Early Results from GLASS-JWST. XXVI. Spatially Resolved Star Formation and Balmer Decrements at 1.1<z<2.3 from NIRISS Slitless Spectroscopy

Using JWST/NIRISS slitless spectroscopy, we present spatially resolved Balmer decrement measurements for 79 galaxies at $1.1 < z < 2.3$, which are gravitationally lensed by the foreground cluster Abell 2744. By stacking $\mathrm{H}\alpha$ and $\mathrm{H}\beta$ emission maps in bins of stellar mass and redshift, we derive radial profiles of nebular dust attenuation and dust-corrected star formation rate (SFR). We find tentative evidence that the radial gradients of dust attenuation toward $\mathrm{H}\alpha$ ($\rm A(\mathrm{H}\alpha)$) vary with both redshift and stellar mass.
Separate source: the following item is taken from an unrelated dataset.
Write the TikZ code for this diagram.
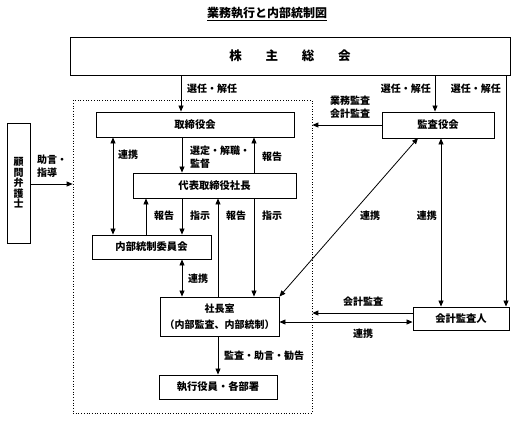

At lower redshifts ($z = 1.10$--$1.53$), low-mass galaxies ($\rm 7.0<log(M_*/M_\odot)\leq8.5$) exhibit steeper $\rm A(H\alpha)$ gradients than higher-mass galaxies ($\rm 9.5<log(M_*/M_\odot)\leq11.0$), while the latter maintain detectable dust attenuation out to larger galactocentric radii. Galaxies at higher redshifts ($z = 1.76$--$2.29$) show lower attenuation levels. At fixed galactocentric radius, galaxies in the low-redshift bin generally exhibit higher dust attenuation than those at high redshifts, consistent with an increase in dust content toward later cosmic times. Dust-corrected SFR profiles in massive systems at lower redshifts are more spatially extended than those at higher redshifts, consistent with inside-out disk growth at $z\lesssim1.5$. These results suggest possible differences in attenuation properties across stellar mass and redshift bins, and demonstrate the power of gravitational lensing to probe internal structures in faint galaxies at sub-kiloparsec resolution.